Hierarchical learning of large-margin metrics for large-scale image classification

Abstract

Large-scale image classification is a challenging task and has recently attracted active research interests. In this paper, a new algorithm is developed to achieve more effective implementation of large-scale image classification by hierarchical learning of large-margin metrics (HLMMs). A hierarchical visual tree is seamlessly integrated with metric learning to learn a set of node-specific/category-specific large-margin metrics. First, a hierarchical visual tree is learned to characterize the inter-category visual correlations effectively and organize large numbers of image categories in a coarse-to-fine fashion. Second, a new algorithm is developed to support hierarchical learning of large-margin metrics by training nearest class mean (NCM) classifiers over our hierarchical visual tree. In addition, we also consider dimensionality reduction as a regularizer for high-dimensional data in our large-margin metric learning. Two top-down approaches are developed for supporting hierarchical learning of large-margin metrics.
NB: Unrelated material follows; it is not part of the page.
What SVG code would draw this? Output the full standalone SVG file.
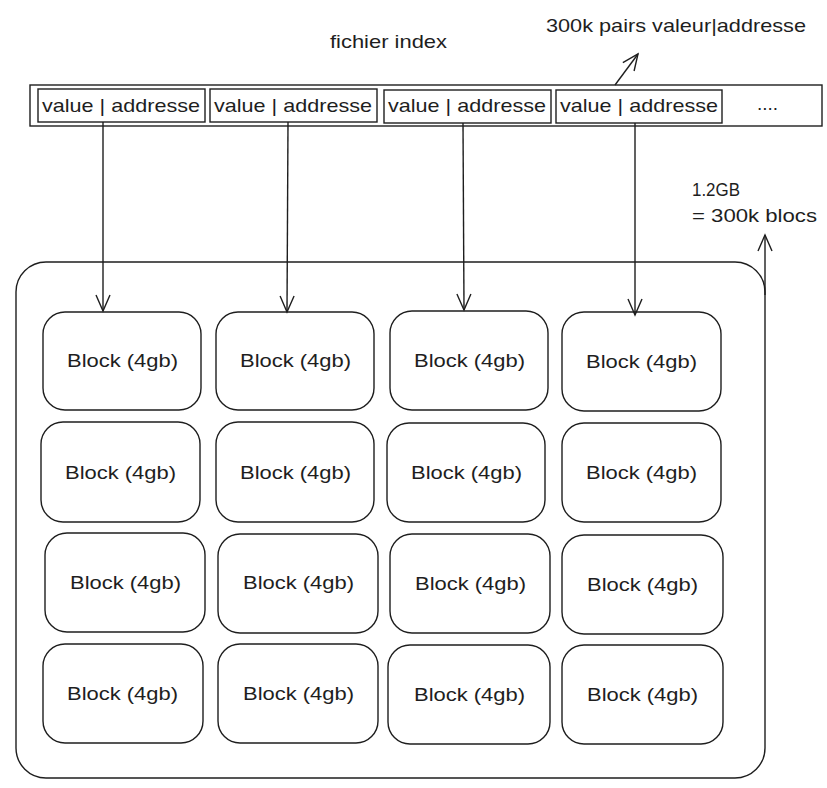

We focus on learning more discriminative metrics for NCM node classifiers to identify the visually similar sub-nodes (visually similar image categories) under the same parent node over our hierarchical visual tree. A mini-batch stochastic gradient descend method is used to optimize our HLMMs learning algorithm. The experimental results on ImageNet Large Scale Visual Recognition Challenge 2010 dataset (ILSVRC2010) have demonstrated that our HLMMs learning algorithm is very promising for supporting large-scale image classification.